Numerical Study of Turbulent Flow Fields Over Steep Terrain by Using Modified Delayed Detached-Eddy Simulations

Abstract

Turbulent flow fields over a two-dimensional steep ridge and three-dimensional steep hill with rough and smooth surfaces are investigated by using a delayed detached-eddy simulation (DDES) with the specified height as a new control parameter. The applicability of typical turbulence models in previous studies is evaluated by using validation metrics. While all turbulence models simulate the turbulent flow fields over the steep rough terrain well, the k − e model overestimates the mean wind speed and underestimates the turbulent kinetic energy over steep, smooth terrain.

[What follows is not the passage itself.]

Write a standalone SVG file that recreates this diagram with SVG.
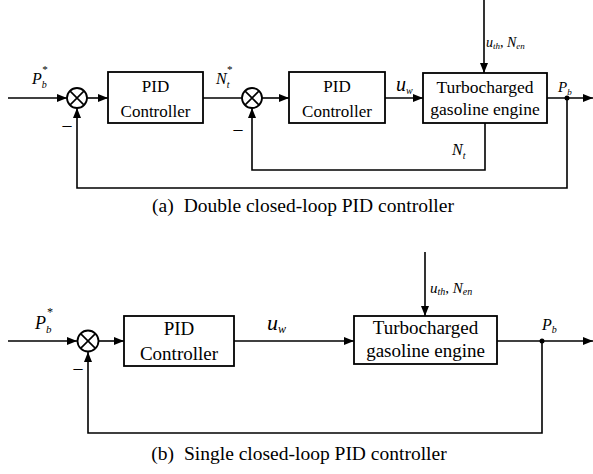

The large-eddy simulation captures the large-scale vortices and improves the mean wind speed, but overestimates the turbulent kinetic energy due to the inaccurate specification of the surface roughness. The detached-eddy simulation considering the surface roughness shows further improvement, but still overestimates the turbulent kinetic energy, since the region using the Reynolds-averaged Navier–Stokes model is too thin. The modified DDES model with a new control parameter is suitable for the prediction of the mean wind speed and turbulence as demonstrated by the visualization of instantaneous flow fields through vortex cores, and a quadrant analysis to examine the organized motion, with strong organized motions identified in the wake region of smooth terrain. Roller vortices are significant on the lee side of the two-dimensional smooth ridge, while horseshoe vortices appear in the wake region of the three-dimensional smooth hill.